If you rerun the fly checks list command you will see four checks now. If you run this command quickly enough you might catch it before the second server has fully started.

Also, try adding --json to the fly checks list command. This output could be processed by scripts.

Before you try this on your own project: please check the Rails FAQ for important information on how to get to prepare your databases once per deploy and not once per server.

Behind the scenes

So far everything has been taken care of for you. But perhaps your application isn’t yet on Rails 7.1 (which is understandable as it hasn’t been released). Or perhaps you want to tweak how often health checks are run. Either way, we have you covered.

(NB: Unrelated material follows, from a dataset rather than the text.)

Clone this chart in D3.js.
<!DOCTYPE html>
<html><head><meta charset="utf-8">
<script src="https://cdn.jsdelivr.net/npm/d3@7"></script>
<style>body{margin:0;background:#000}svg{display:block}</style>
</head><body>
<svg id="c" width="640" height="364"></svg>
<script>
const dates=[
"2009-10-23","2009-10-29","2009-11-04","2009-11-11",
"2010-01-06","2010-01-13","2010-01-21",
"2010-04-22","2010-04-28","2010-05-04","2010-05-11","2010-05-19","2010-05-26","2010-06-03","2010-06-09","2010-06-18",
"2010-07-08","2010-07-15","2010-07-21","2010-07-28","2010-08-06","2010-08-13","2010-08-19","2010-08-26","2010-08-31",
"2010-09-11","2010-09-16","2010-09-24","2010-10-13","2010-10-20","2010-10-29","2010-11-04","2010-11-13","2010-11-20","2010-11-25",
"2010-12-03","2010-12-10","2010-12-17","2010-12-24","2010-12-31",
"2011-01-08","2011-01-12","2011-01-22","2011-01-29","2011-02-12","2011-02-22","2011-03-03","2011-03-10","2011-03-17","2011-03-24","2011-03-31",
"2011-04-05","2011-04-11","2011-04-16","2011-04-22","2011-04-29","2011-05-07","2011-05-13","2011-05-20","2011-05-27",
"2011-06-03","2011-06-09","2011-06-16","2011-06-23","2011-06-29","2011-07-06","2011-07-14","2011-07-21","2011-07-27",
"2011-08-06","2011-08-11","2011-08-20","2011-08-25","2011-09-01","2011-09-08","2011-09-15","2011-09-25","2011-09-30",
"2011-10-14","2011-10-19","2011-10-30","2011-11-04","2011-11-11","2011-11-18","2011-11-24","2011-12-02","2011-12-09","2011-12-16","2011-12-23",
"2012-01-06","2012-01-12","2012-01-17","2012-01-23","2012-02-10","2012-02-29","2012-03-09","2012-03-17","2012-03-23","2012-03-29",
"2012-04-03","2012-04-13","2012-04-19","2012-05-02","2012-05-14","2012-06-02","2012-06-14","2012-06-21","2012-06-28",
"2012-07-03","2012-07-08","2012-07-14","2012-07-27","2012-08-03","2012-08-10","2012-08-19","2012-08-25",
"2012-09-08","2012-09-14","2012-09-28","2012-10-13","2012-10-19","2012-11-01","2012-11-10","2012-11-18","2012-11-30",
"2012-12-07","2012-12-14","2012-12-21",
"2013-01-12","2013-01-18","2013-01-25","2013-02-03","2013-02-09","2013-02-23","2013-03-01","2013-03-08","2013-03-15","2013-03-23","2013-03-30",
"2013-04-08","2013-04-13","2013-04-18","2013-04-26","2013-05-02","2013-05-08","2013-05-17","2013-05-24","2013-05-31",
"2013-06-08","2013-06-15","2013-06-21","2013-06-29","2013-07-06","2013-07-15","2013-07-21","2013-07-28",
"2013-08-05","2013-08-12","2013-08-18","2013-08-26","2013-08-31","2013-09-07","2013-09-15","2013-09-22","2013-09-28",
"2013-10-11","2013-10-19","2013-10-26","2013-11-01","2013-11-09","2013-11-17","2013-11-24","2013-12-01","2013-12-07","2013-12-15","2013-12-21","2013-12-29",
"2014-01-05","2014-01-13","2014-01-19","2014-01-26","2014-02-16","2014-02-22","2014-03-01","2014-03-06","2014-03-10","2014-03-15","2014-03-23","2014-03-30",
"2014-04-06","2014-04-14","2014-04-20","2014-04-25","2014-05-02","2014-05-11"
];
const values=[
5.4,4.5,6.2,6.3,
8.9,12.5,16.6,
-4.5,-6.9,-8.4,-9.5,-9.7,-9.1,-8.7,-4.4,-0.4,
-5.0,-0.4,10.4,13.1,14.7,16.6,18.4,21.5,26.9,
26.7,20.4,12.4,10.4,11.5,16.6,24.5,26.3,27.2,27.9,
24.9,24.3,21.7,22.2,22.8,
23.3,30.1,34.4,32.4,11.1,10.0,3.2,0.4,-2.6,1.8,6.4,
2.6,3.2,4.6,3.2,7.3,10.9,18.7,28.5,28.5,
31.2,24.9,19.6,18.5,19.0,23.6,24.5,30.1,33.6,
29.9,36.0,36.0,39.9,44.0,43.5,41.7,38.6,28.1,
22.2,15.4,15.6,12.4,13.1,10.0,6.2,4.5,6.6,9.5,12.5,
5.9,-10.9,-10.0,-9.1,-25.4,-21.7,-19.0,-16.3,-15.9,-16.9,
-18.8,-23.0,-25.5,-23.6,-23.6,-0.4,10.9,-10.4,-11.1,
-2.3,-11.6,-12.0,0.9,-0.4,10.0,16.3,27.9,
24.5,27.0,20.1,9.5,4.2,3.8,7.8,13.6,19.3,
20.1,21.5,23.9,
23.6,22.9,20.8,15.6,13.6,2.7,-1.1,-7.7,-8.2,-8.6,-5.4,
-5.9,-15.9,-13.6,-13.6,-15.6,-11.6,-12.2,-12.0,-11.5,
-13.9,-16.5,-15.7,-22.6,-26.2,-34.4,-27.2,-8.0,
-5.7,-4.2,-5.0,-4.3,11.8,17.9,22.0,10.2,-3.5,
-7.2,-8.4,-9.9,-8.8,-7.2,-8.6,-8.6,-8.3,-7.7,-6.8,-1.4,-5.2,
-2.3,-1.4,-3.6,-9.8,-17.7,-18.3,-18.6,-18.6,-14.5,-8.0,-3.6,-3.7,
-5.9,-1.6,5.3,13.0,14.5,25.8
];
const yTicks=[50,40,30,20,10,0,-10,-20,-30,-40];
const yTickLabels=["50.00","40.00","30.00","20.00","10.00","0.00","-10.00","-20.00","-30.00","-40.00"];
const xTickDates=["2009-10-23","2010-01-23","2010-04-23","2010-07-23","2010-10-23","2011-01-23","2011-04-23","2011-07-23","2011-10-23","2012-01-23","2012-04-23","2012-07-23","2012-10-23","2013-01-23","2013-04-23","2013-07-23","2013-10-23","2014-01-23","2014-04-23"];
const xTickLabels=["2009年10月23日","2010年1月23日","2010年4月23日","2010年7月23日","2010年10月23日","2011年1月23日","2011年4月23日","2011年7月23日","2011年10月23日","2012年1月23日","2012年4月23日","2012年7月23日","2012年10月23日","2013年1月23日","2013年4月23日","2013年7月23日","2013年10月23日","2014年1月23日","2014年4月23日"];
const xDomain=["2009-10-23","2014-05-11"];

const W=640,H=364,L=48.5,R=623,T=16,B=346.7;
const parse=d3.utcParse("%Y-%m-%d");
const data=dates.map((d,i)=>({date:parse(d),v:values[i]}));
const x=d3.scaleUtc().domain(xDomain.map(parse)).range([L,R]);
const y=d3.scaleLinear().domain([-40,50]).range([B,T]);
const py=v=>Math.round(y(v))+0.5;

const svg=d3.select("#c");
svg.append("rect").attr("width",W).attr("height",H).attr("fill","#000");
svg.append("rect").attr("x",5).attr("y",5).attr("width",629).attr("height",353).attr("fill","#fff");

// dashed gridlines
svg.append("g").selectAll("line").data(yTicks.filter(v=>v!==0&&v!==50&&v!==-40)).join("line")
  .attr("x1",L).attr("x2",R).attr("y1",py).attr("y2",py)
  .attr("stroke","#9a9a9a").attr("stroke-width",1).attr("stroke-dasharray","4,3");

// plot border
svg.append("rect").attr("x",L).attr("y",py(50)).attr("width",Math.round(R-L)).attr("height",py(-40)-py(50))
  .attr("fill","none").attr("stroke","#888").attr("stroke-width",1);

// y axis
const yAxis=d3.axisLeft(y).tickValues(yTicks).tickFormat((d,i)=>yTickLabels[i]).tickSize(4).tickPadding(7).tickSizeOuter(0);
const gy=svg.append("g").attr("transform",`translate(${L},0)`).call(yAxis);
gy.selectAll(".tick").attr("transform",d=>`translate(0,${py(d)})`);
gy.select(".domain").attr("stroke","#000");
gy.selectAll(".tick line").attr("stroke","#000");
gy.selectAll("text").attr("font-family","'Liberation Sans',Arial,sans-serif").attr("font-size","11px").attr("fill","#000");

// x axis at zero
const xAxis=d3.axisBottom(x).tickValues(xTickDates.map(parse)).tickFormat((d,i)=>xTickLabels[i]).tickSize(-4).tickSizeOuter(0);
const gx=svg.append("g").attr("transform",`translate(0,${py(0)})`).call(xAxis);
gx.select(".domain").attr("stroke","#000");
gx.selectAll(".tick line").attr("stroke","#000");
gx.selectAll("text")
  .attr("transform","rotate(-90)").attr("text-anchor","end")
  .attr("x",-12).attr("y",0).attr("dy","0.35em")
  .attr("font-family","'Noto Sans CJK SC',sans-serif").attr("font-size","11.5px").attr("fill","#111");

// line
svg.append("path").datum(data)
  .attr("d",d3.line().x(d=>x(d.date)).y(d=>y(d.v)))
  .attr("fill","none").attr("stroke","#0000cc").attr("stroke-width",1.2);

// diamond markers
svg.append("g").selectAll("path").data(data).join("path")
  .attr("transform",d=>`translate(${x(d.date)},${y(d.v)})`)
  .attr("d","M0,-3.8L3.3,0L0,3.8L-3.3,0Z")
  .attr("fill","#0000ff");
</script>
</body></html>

All you need to do to get a health check is to add a route, and tell us to call it.

The most simplest route will do. For example, you can add the following to config/routes.rb:

get "/up", to: proc { [200, {}, ["ok"]] },
  as: :rails_health_check

This won’t be as pretty as the Rails 7.1 with its fancy green background, but in every way that is important it will get the job done.

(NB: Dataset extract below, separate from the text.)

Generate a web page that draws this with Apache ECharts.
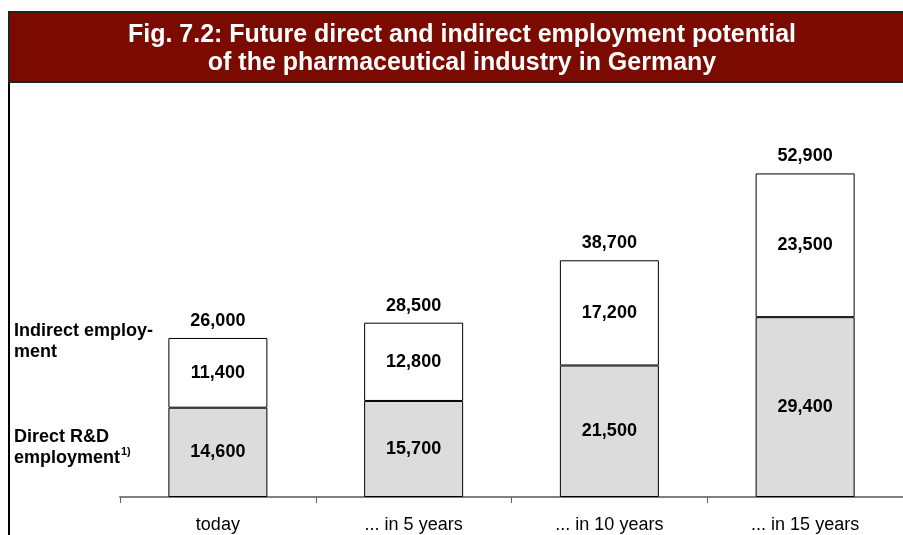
<!DOCTYPE html>
<html>
<head>
<meta charset="utf-8">
<script src="https://cdn.jsdelivr.net/npm/echarts@6/dist/echarts.min.js"></script>
<style>
  html, body { margin: 0; padding: 0; background: #fff; }
  #main { width: 903px; height: 535px; }
</style>
</head>
<body>
<div id="main"></div>
<script>
// data
const categories = ['today', '... in 5 years', '... in 10 years', '... in 15 years'];
const directRD = [14600, 15700, 21500, 29400];
const indirect = [11400, 12800, 17200, 23500];
const totals = [26000, 28500, 38700, 52900];

const FONT = '"Liberation Sans", Arial, Helvetica, sans-serif';
const fmt = v => v.toLocaleString('en-US');

const chart = echarts.init(document.getElementById('main'));

const option = {
    animation: false,
    backgroundColor: '#fff',
    textStyle: { fontFamily: FONT },
    grid: { left: 120, right: 0, top: 130, bottom: 38 },
    xAxis: {
        type: 'category',
        data: categories,
        axisLine: { lineStyle: { color: '#808080', width: 2 } },
        axisTick: { show: true, length: 6, lineStyle: { color: '#606060', width: 1 } },
        axisLabel: { color: '#000', fontSize: 18, fontFamily: FONT, margin: 19 }
    },
    yAxis: {
        type: 'value',
        min: 0,
        max: 60000,
        show: false,
        splitLine: { show: false }
    },
    series: [
        {
            name: 'Direct R&D employment',
            type: 'bar',
            stack: 'emp',
            barWidth: 99,
            data: directRD,
            itemStyle: { color: '#dcdcdc', borderColor: '#000', borderWidth: 1 },
            label: {
                show: true, position: 'inside', color: '#000',
                fontSize: 18, fontWeight: 'bold', fontFamily: FONT,
                formatter: p => fmt(p.value)
            }
        },
        {
            name: 'Indirect employment',
            type: 'bar',
            stack: 'emp',
            barWidth: 99,
            data: indirect,
            itemStyle: { color: '#fff', borderColor: '#000', borderWidth: 1 },
            label: {
                show: true, position: 'inside', color: '#000',
                fontSize: 18, fontWeight: 'bold', fontFamily: FONT,
                formatter: p => fmt(p.value)
            }
        },
        {
            // totals on top of each stack
            name: 'total',
            type: 'line',
            data: totals,
            symbol: 'circle',
            symbolSize: 0,
            showSymbol: true,
            lineStyle: { opacity: 0 },
            itemStyle: { color: '#000' },
            z: 5,
            label: {
                show: true, position: 'top', distance: 8, color: '#000',
                fontSize: 18, fontWeight: 'bold', fontFamily: FONT,
                formatter: p => fmt(p.value)
            }
        }
    ],
    graphic: [
        {
            type: 'rect',
            shape: { x: 9, y: 12, width: 900, height: 70 },
            style: { fill: '#7b0a00', stroke: '#222', lineWidth: 2 }
        },
        {
            type: 'text',
            x: 462, y: 21,
            style: {
                text: 'Fig. 7.2: Future direct and indirect employment potential\nof the pharmaceutical industry in Germany',
                fill: '#fff', font: 'bold 25px ' + FONT,
                align: 'center', verticalAlign: 'top', lineHeight: 28
            }
        },
        {
            type: 'line',
            shape: { x1: 9, y1: 82, x2: 9, y2: 535 },
            style: { stroke: '#000', lineWidth: 2 }
        },
        {
            type: 'text',
            x: 14, y: 321,
            style: {
                text: 'Indirect employ-\nment',
                fill: '#000', font: 'bold 18px ' + FONT, lineHeight: 21
            }
        },
        {
            type: 'text',
            x: 14, y: 427,
            style: {
                text: 'Direct R&D\nemployment',
                fill: '#000', font: 'bold 18px ' + FONT, lineHeight: 21
            }
        },
        {
            type: 'text',
            x: 121, y: 452,
            style: {
                text: '1)',
                fill: '#000', font: 'bold 11px ' + FONT, verticalAlign: 'middle'
            }
        }
    ]
};

chart.setOption(option);
</script>
</body>
</html>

If you don’t like /up as the endpoint name, feel free to change it. This goes for the one that Rails 7.1 provides too.

If this route is present before you run fly launch, your application will be automatically configured to call this endpoint.

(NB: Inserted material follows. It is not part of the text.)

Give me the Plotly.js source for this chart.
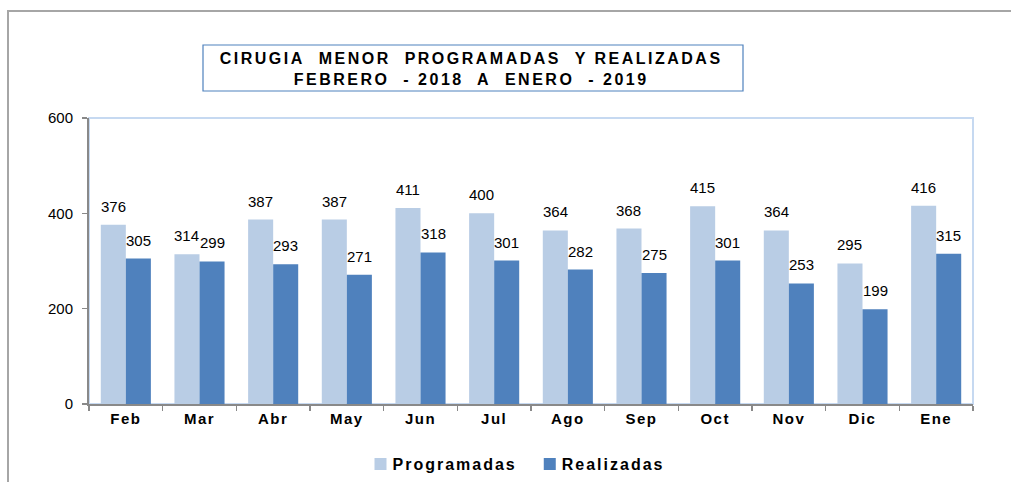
<!DOCTYPE html>
<html>
<head>
<meta charset="utf-8">
<script src="https://cdn.plot.ly/plotly-3.0.1.min.js"></script>
<style>
html,body{margin:0;padding:0;background:#fff;}
#chart{width:1011px;height:482px;}
.legendtext{letter-spacing:2px;transform:translateX(-8px);}
.xtick text{letter-spacing:1.5px;}
g.annotation[data-index="24"] text{letter-spacing:2.5px;}
</style>
</head>
<body>
<div id="chart"></div>
<script>
const categories = ["Feb","Mar","Abr","May","Jun","Jul","Ago","Sep","Oct","Nov","Dic","Ene"];
const programadas = [376,314,387,387,411,400,364,368,415,364,295,416];
const realizadas = [305,299,293,271,318,301,282,275,301,253,199,315];
const yTicks = [0,200,400,600];
const titleLines = ["CIRUGIA&nbsp; MENOR&nbsp; PROGRAMADAS&nbsp; Y REALIZADAS","FEBRERO&nbsp; - 2018&nbsp; A&nbsp; ENERO&nbsp; - 2019"];

const colProg = "#b9cde5";
const colReal = "#4f81bd";

const traces = [
  {type:"bar", name:"Programadas", x:categories, y:programadas,
   marker:{color:colProg}, hoverinfo:"none"},
  {type:"bar", name:"Realizadas", x:categories, y:realizadas,
   marker:{color:colReal}, hoverinfo:"none"}
];

const off = 0.17;
const annotations = [];
categories.forEach((c,i)=>{
  annotations.push({x:i-off, y:programadas[i], xref:"x", yref:"y", text:String(programadas[i]),
    showarrow:false, yanchor:"bottom", yshift:8, font:{family:"Liberation Sans, Arial", size:15, color:"#000"}});
  annotations.push({x:i+off, y:realizadas[i], xref:"x", yref:"y", text:String(realizadas[i]),
    showarrow:false, yanchor:"bottom", yshift:8, font:{family:"Liberation Sans, Arial", size:15, color:"#000"}});
});

const px = v => (v-89)/884;
const py = v => (404-v)/286;

annotations.push({
  xref:"paper", yref:"paper", x:px(471), y:py(69),
  text:"<b>"+titleLines.join("</b><br><b>")+"</b>", showarrow:false,
  xanchor:"center", yanchor:"middle", align:"center",
  font:{family:"Liberation Sans, Arial", size:16, color:"#000"}
});

const shapes = [
  {type:"rect", xref:"paper", yref:"paper", x0:0, x1:1, y0:0, y1:1,
   line:{color:"#c6d9f1", width:2}, layer:"below"},
  {type:"rect", xref:"paper", yref:"paper", x0:px(203), x1:px(743), y0:py(91), y1:py(45),
   line:{color:"#4f81bd", width:1.2}},
  {type:"path", xref:"paper", yref:"paper",
   path:`M ${px(8)},${py(490)} L ${px(8)},${py(11)} L ${px(1020)},${py(11)}`,
   line:{color:"#a6a6a6", width:2}}
];

const layout = {
  width:1011, height:482,
  margin:{l:89, r:38, t:118, b:78, pad:0},
  paper_bgcolor:"#fff", plot_bgcolor:"#fff",
  barmode:"group", bargap:0.32, bargroupgap:0,
  showlegend:true,
  legend:{orientation:"h", xref:"paper", x:px(519), xanchor:"center",
    yref:"container", y:(482-464)/482, yanchor:"middle",
    font:{family:"Liberation Sans, Arial", size:16, color:"#000", weight:"bold"},
    itemclick:false, traceorder:"normal"},
  xaxis:{type:"category", showgrid:false, showline:true, linecolor:"#898989", linewidth:2,
    ticks:"outside", tickson:"boundaries", ticklen:5, tickcolor:"#898989", tickwidth:1.5,
    tickfont:{family:"Liberation Sans, Arial", size:15, color:"#000", weight:"bold"},
    zeroline:false},
  yaxis:{range:[0,600], tickvals:yTicks, ticktext:yTicks.map(String), showgrid:false,
    showline:true, linecolor:"#898989", linewidth:2,
    ticks:"outside", ticklen:5, tickcolor:"#898989", tickwidth:1.5, ticklabelstandoff:6,
    tickfont:{family:"Liberation Sans, Arial", size:15, color:"#000"}, zeroline:false},
  annotations:annotations,
  shapes:shapes,
  font:{family:"Liberation Sans, Arial"}
};

Plotly.newPlot("chart", traces, layout, {displayModeBar:false, staticPlot:true});
</script>
</body>
</html>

If you have already run fly launch, it is not too late to tell us to call your health check. All you need to do is add the following to your fly.toml file:

    interval = 10000
    grace_period = "5s"
    method = "get"
    path = "/up"
    protocol = "http"
    restart_limit = 0
    timeout = 2000
    tls_skip_verify = false

More information on what each value means can be found in our reference documentation. Adjust to your tastes, and then run fly deploy.

Going beyond “/up”

Your Rails application undoubtedly does more than display a splash screen. The more moving parts you have, the more that can go wrong. You can run out of memory, or run out of disk space. You might be using a database running on another machine or hosted by a third party. You may be using redis. Or perhaps Amazon, Azure, or Google Cloud Services.

Any one of these could go down at any time. Often such outages are local or regional. If you monitor your dependencies, will route requests around the failures until the outage is cleared.

There is nothing magical about the implementation of the “/up” route. It can be routed to any controller action in your application. All that application needs to do is produce a successful response when things are good. And return a response like the following when things are not-so-good:

render plain: "BUSY", status: :service_unavailable

Don’t worry too much about the text of the response or the status code used. :service_unavailable is good for outages that you are prepared and explicitly check for. But if your application gets to the point where it is incapable of producing a coherent response, 500 :internal_server_error works too.

Best of all, you don’t have to start from scratch writing these controllers. easymon and rails-healhcheck both will not only provide examples which check for common dependencies, they also provide means for you to add your own checks.

In many cases, adding a check is becomes a matter of adding a one liner to to a configuration file and deploying.

Neither of these gems produce routes that are currently autodiscoverable, but we have reached out to both (easymon, rails-healthcheck). In the meanwhile, you can scroll back on this page to see what you need to add to your fly.toml to tell to check these endpoints.


At this point, you’ve:

  • run a demo where an application has been deployed to two regions, and health checks are provisioned for you automatically.
  • seen how you can add health checks to an existing application and tailor parameters like how often the checks are to be called.
  • found two gems that make it easy to extend these checks to handle third party failures.

With this knowledge you are prepared to run your application in as many regions as it takes to make you comfortable that your application can survive an outage.